> _EXERCISE OBJECTIVE_: Print the listing from its top line through the line containing "Chart.register(...registerables);", nothing more, and leave out the pictures.

━━━━━ AVAILABLE DATA

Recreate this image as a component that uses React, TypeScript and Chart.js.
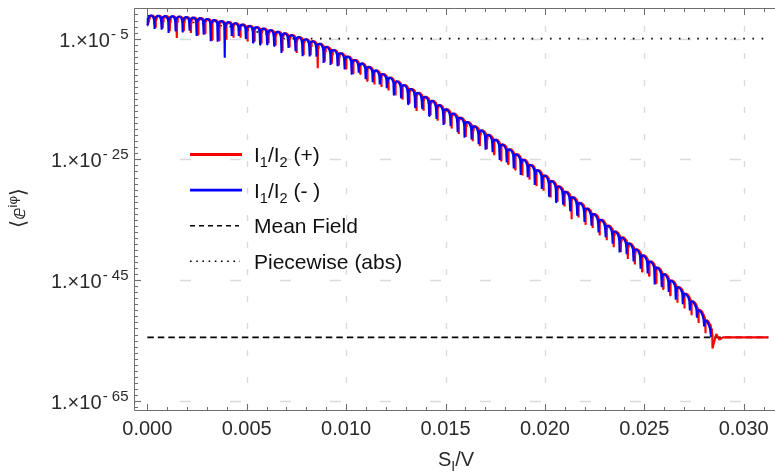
import React, { useEffect, useRef } from "react";
import { Chart, registerables } from "chart.js";

Chart.register(...registerables);

// ---------------- axes ----------------
const X_MIN = -0.00067;
const X_MAX = 0.031575;
const Y_MIN_EXP = -66.5;
const Y_MAX_EXP = 0.07;
const X_TICKS = [0, 0.005, 0.01, 0.015, 0.02, 0.025, 0.03];
const X_TICK_LABELS = ["0.000", "0.005", "0.010", "0.015", "0.020", "0.025", "0.030"];
const Y_TICK_EXPONENTS = [-5, -25, -45, -65];

// ---------------- data ----------------
// positions of the zeros (dips) of the oscillating ratio I1/I2
const DIP_X = [
  0, 0.000355, 0.000709, 0.001064, 0.001418, 0.001773, 0.002127, 0.002482, 0.002836, 0.003191,
  0.003545, 0.0039, 0.004254, 0.004609, 0.004963, 0.005318, 0.005672, 0.006027, 0.006381, 0.006736,
  0.00709, 0.007445, 0.007799, 0.008154, 0.008508, 0.008863, 0.009217, 0.009572, 0.009926, 0.010281,
  0.010635, 0.01099, 0.011344, 0.011699, 0.012053, 0.012408, 0.012762, 0.013117, 0.013471, 0.013826,
  0.01418, 0.014535, 0.014889, 0.015244, 0.015598, 0.015953, 0.016307, 0.016662, 0.017016, 0.017371,
  0.017725, 0.01808, 0.018434, 0.018789, 0.019143, 0.019498, 0.019852, 0.020207, 0.020561, 0.020916,
  0.02127, 0.021625, 0.021979, 0.022334, 0.022688, 0.023043, 0.023397, 0.023752, 0.024106, 0.024461,
  0.024815, 0.02517, 0.025524, 0.025879, 0.026233, 0.026588, 0.026942, 0.027297, 0.027651, 0.028006,
  0.02836,
];
// log10 of the arch-top envelope at each dip position
const ENV_LOG = [
  -1.15, -1.19, -1.22, -1.26, -1.3, -1.39, -1.48, -1.56, -1.65, -1.83,
  -2.0, -2.18, -2.35, -2.56, -2.78, -2.99, -3.2, -3.46, -3.73, -3.99,
  -4.25, -4.59, -4.93, -5.26, -5.6, -6.13, -6.65, -7.18, -7.7, -8.28,
  -8.85, -9.43, -10.0, -10.6, -11.2, -11.8, -12.4, -13.05, -13.7, -14.35,
  -15.0, -15.7, -16.4, -17.1, -17.8, -18.5, -19.2, -19.9, -20.6, -21.4,
  -22.2, -23.0, -23.8, -24.68, -25.55, -26.43, -27.3, -28.2, -29.1, -30.0,
  -30.9, -31.83, -32.75, -33.68, -34.6, -35.58, -36.55, -37.53, -38.5, -39.5,
  -40.5, -41.5, -42.5, -43.58, -44.65, -45.73, -46.8, -48.0, -49.4, -51.0,
  -53.0,
];
// depth (decades below envelope) of each sampled dip, dips 1..80
const BLUE_DROP = [
  2.2, 2.3, 2.8, 2.5, 2.6, 2.2, 3.0, 2.7, 3.6, 3.5,
  6.0, 2.2, 2.0, 2.3, 2.7, 2.8, 2.5, 2.5, 3.4, 2.3,
  2.5, 3.0, 2.7, 2.4, 2.9, 2.7, 2.4, 2.4, 2.7, 1.8,
  2.3, 2.2, 2.0, 2.0, 2.6, 2.4, 2.8, 2.7, 2.2, 2.8,
  2.6, 2.9, 2.4, 2.7, 2.9, 2.5, 2.6, 2.8, 2.4, 2.9,
  2.5, 2.7, 2.9, 2.4, 2.8, 2.6, 2.9, 3.0, 2.4, 2.6,
  2.4, 2.6, 2.3, 2.5, 2.3, 2.4, 2.9, 2.2, 2.4, 2.6,
  2.4, 3.2, 2.6, 2.3, 2.5, 2.2, 2.0, 1.8, 1.6, 1.4,
];
const RED_DROP = [
  2.0, 2.1, 2.5, 3.6, 2.4, 2.6, 2.8, 2.5, 3.4, 3.3,
  3.0, 2.5, 2.3, 2.7, 2.5, 2.6, 2.3, 2.4, 3.1, 2.2,
  2.8, 2.8, 2.5, 4.3, 2.7, 2.5, 2.3, 2.3, 2.5, 2.0,
  2.6, 2.6, 2.4, 2.4, 2.6, 2.7, 2.7, 3.3, 2.6, 2.7,
  2.9, 2.7, 2.8, 3.0, 2.8, 2.8, 2.9, 2.7, 2.8, 3.0,
  2.8, 2.9, 3.0, 2.8, 3.0, 2.9, 3.1, 2.9, 2.8, 4.0,
  2.8, 3.1, 2.7, 3.0, 2.8, 3.0, 2.8, 3.0, 2.9, 3.1,
  2.8, 3.0, 2.9, 2.9, 3.0, 2.9, 2.8, 2.7, 2.8, 3.3,
];
const RED_LAG = 0.00007; // the (+) curve lags the (-) curve slightly
const START_DROP = 1.65;
const RED_TAIL_X = [0.02862, 0.02878, 0.02895, 0.03124];
const RED_TAIL_LOG = [-53.9, -54.85, -54.47, -54.47];
const MEAN_FIELD_X = [0, 0.03124];
const MEAN_FIELD_LOG = [-54.47, -54.47];
const PIECEWISE_X = [0, 0.0012, 0.0023, 0.0033, 0.0043, 0.0056, 0.0069, 0.03124];
const PIECEWISE_LOG = [-1.2, -1.65, -2.3, -2.7, -3.06, -3.95, -5, -5];

// shape of one arch between two zeros (fraction of arch, decades below top)
const ARCH_T = [0.03, 0.08, 0.15, 0.25, 0.35, 0.5, 0.65, 0.75, 0.85, 0.92, 0.97];
const ARCH_SHAPE = [-1.03, -0.6, -0.34, -0.15, -0.05, 0, -0.05, -0.15, -0.34, -0.6, -1.03];

const FONT = '"Liberation Sans", Arial, "DejaVu Sans", sans-serif';

type Pt = { x: number; y: number };

function buildCurve(lag: number, drops: number[]): Pt[] {
  const pts: Pt[] = [{ x: 0, y: Math.pow(10, ENV_LOG[0] - START_DROP) }];
  for (let a = 1; a < DIP_X.length; a++) {
    const x0 = DIP_X[a - 1] + lag;
    const x1 = DIP_X[a] + lag;
    const e0 = ENV_LOG[a - 1];
    const e1 = ENV_LOG[a];
    for (let j = 0; j < ARCH_T.length; j++) {
      const t = ARCH_T[j];
      pts.push({ x: x0 + t * (x1 - x0), y: Math.pow(10, e0 + t * (e1 - e0) + ARCH_SHAPE[j]) });
    }
    pts.push({ x: x1, y: Math.pow(10, e1 - drops[a - 1]) });
  }
  return pts;
}

function zipLog(xs: number[], logs: number[]): Pt[] {
  return xs.map((x, i) => ({ x, y: Math.pow(10, logs[i]) }));
}

type Part = { t: string; size: number; dy: number };

function drawParts(ctx: CanvasRenderingContext2D, parts: Part[], x: number, y: number, align: "left" | "center" | "right") {
  const widths = parts.map((p) => {
    ctx.font = `${p.size}px ${FONT}`;
    return ctx.measureText(p.t).width;
  });
  const total = widths.reduce((s, w) => s + w, 0);
  let cx = align === "left" ? x : align === "center" ? x - total / 2 : x - total;
  ctx.textAlign = "left";
  ctx.textBaseline = "alphabetic";
  parts.forEach((p, i) => {
    ctx.font = `${p.size}px ${FONT}`;
    ctx.fillText(p.t, cx, y + p.dy);
    cx += widths[i];
  });
}

const LEGEND_ITEMS: { color: string; width: number; dash: number[]; len: number; parts: Part[] }[] = [
  {
    color: "#ff0000", width: 2.8, dash: [], len: 52,
    parts: [
      { t: "I", size: 21, dy: 0 }, { t: "1", size: 14.5, dy: 5 }, { t: "/I", size: 21, dy: 0 },
      { t: "2", size: 14.5, dy: 5 }, { t: " (+)", size: 21, dy: 0 },
    ],
  },
  {
    color: "#0000ff", width: 2.8, dash: [], len: 52,
    parts: [
      { t: "I", size: 21, dy: 0 }, { t: "1", size: 14.5, dy: 5 }, { t: "/I", size: 21, dy: 0 },
      { t: "2", size: 14.5, dy: 5 }, { t: " (- )", size: 21, dy: 0 },
    ],
  },
  { color: "#000", width: 1.6, dash: [5, 4], len: 49, parts: [{ t: "Mean Field", size: 21, dy: 0 }] },
  { color: "#000", width: 1.6, dash: [1.6, 4.6], len: 50, parts: [{ t: "Piecewise (abs)", size: 21, dy: 0 }] },
];

const mmaFrame = {
  id: "mmaFrame",
  beforeDatasetsDraw(chart: any) {
    const { ctx, chartArea: ca, scales } = chart;
    const xs = scales.x;
    const ys = scales.y;
    ctx.save();
    ctx.strokeStyle = "#dadada";
    ctx.lineWidth = 1.4;
    ctx.setLineDash([6, 21]);
    ctx.lineDashOffset = 9;
    X_TICKS.forEach((v) => {
      if (v === 0) return;
      const px = Math.round(xs.getPixelForValue(v)) + 0.5;
      ctx.beginPath();
      ctx.moveTo(px, ca.top);
      ctx.lineTo(px, ca.bottom);
      ctx.stroke();
    });
    ctx.setLineDash([11, 39]);
    ctx.lineDashOffset = 4;
    Y_TICK_EXPONENTS.forEach((e) => {
      const py = Math.round(ys.getPixelForValue(Math.pow(10, e))) + 0.5;
      ctx.beginPath();
      ctx.moveTo(ca.left, py);
      ctx.lineTo(ca.right, py);
      ctx.stroke();
    });
    ctx.restore();
  },
  afterDatasetsDraw(chart: any) {
    const { ctx, chartArea: ca, scales } = chart;
    const xs = scales.x;
    const ys = scales.y;
    ctx.save();
    ctx.setLineDash([]);
    // frame
    const L = Math.round(ca.left) + 0.5;
    const T = Math.round(ca.top) + 0.5;
    const B = Math.round(ca.bottom) + 0.5;
    ctx.strokeStyle = "#6e6e6e";
    ctx.lineWidth = 1;
    ctx.beginPath();
    ctx.moveTo(ca.right, T);
    ctx.lineTo(L, T);
    ctx.lineTo(L, B);
    ctx.lineTo(ca.right, B);
    ctx.stroke();
    // x ticks (bottom & top, inward)
    ctx.beginPath();
    for (let i = 0; i <= 31; i++) {
      const v = i / 1000;
      const major = i % 5 === 0;
      const len = major ? 6.5 : 3.5;
      const px = Math.round(xs.getPixelForValue(v)) + 0.5;
      ctx.moveTo(px, B);
      ctx.lineTo(px, B - len);
      ctx.moveTo(px, T);
      ctx.lineTo(px, T + len);
    }
    // y ticks (left, inward)
    for (let e = -66; e <= 0; e++) {
      const major = Y_TICK_EXPONENTS.indexOf(e) >= 0;
      const len = major ? 6.5 : 3.5;
      const py = Math.round(ys.getPixelForValue(Math.pow(10, e))) + 0.5;
      ctx.moveTo(L, py);
      ctx.lineTo(L + len, py);
    }
    ctx.stroke();

    // x tick labels
    ctx.fillStyle = "#2a2a2a";
    X_TICKS.forEach((v, i) => {
      drawParts(ctx, [{ t: X_TICK_LABELS[i], size: 20, dy: 0 }], xs.getPixelForValue(v), 435, "center");
    });
    // y tick labels 1.×10^-n
    Y_TICK_EXPONENTS.forEach((e) => {
      const py = ys.getPixelForValue(Math.pow(10, e));
      drawParts(
        ctx,
        [
          { t: "1.", size: 20, dy: 0 },
          { t: "×", size: 20, dy: 0 },
          { t: "10", size: 20, dy: 0 },
          { t: " ", size: 4, dy: 0 },
          { t: "- " + String(-e), size: 15, dy: -8 },
        ],
        128.5,
        py + 8,
        "right"
      );
    });
    // x title S_I/V
    drawParts(
      ctx,
      [
        { t: "S", size: 20, dy: 0 },
        { t: "I", size: 14, dy: 5 },
        { t: "/V", size: 20, dy: 0 },
      ],
      456,
      466,
      "center"
    );
    // y title ⟨ⅇ^{iφ}⟩
    ctx.save();
    ctx.translate(18, 208);
    ctx.rotate(-Math.PI / 2);
    drawParts(
      ctx,
      [
        { t: "⟨", size: 21, dy: 0 },
        { t: "ⅇ", size: 20, dy: 0 },
        { t: "iφ", size: 13, dy: -8 },
        { t: "⟩", size: 21, dy: 0 },
      ],
      0,
      7,
      "center"
    );
    ctx.restore();

    // legend
    LEGEND_ITEMS.forEach((it, i) => {
      const cy = 154.5 + i * 35.6;
      ctx.save();
      ctx.strokeStyle = it.color;
      ctx.lineWidth = it.width;
      ctx.setLineDash(it.dash);
      ctx.beginPath();
      ctx.moveTo(190, cy);
      ctx.lineTo(190 + it.len, cy);
      ctx.stroke();
      ctx.restore();
      ctx.fillStyle = "#111";
      drawParts(ctx, it.parts, 254, cy + 7.5, "left");
    });
    ctx.restore();
  },
};

export default function App() {
  const ref = useRef<HTMLCanvasElement>(null);
  useEffect(() => {
    const canvas = ref.current;
    if (!canvas) return;
    const blue = buildCurve(0, BLUE_DROP);
    const red = buildCurve(RED_LAG, RED_DROP).concat(zipLog(RED_TAIL_X, RED_TAIL_LOG));
    const chart = new Chart(canvas, {
      type: "line",
      data: {
        datasets: [
          {
            label: "I1/I2 (-)", data: blue, borderColor: "#0000ff", borderWidth: 2.1,
            pointRadius: 0, borderJoinStyle: "bevel", fill: false, order: 0,
          },
          {
            label: "I1/I2 (+)", data: red, borderColor: "#ff0000", borderWidth: 2.1,
            pointRadius: 0, borderJoinStyle: "bevel", fill: false, order: 1,
          },
          {
            label: "Piecewise (abs)", data: zipLog(PIECEWISE_X, PIECEWISE_LOG), borderColor: "#000",
            borderWidth: 1.6, borderDash: [1.6, 7.6], pointRadius: 0, fill: false, order: 2,
          },
          {
            label: "Mean Field", data: zipLog(MEAN_FIELD_X, MEAN_FIELD_LOG), borderColor: "#000",
            borderWidth: 1.8, borderDash: [6.5, 4], pointRadius: 0, fill: false, order: 3,
          },
        ],
      } as any,
      options: {
        animation: false,
        responsive: false,
        maintainAspectRatio: false,
        devicePixelRatio: 1,
        events: [],
        layout: { padding: { top: 8, left: 0, right: 0, bottom: 0 } },
        plugins: { legend: { display: false }, tooltip: { enabled: false }, title: { display: false } },
        elements: { line: { tension: 0 }, point: { radius: 0 } },
        scales: {
          x: {
            type: "linear",
            min: X_MIN,
            max: X_MAX,
            grid: { display: false },
            border: { display: false },
            ticks: { display: false },
            afterBuildTicks: (s: any) => {
              s.ticks = X_TICKS.map((v) => ({ value: v }));
            },
            afterFit: (s: any) => {
              s.height = 62;
            },
          },
          y: {
            type: "logarithmic",
            min: Math.pow(10, Y_MIN_EXP),
            max: Math.pow(10, Y_MAX_EXP),
            grid: { display: false },
            border: { display: false },
            ticks: { display: false },
            afterBuildTicks: (s: any) => {
              s.ticks = Y_TICK_EXPONENTS.map((e) => ({ value: Math.pow(10, e) }));
            },
            afterFit: (s: any) => {
              s.width = 134;
            },
          },
        },
      } as any,
      plugins: [mmaFrame],
    });
    return () => chart.destroy();
  }, []);
  return (
    <div style={{ position: "fixed", left: 0, top: 0, width: 775, height: 472, background: "#fff" }}>
      <canvas ref={ref} width={775} height={472} style={{ display: "block", width: 775, height: 472 }} />
    </div>
  );
}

━━━━━━━━━━

> _CORRECT OUTPUT_:
Recreate this image as a component that uses React, TypeScript and Chart.js.
import React, { useEffect, useRef } from "react";
import { Chart, registerables } from "chart.js";

Chart.register(...registerables);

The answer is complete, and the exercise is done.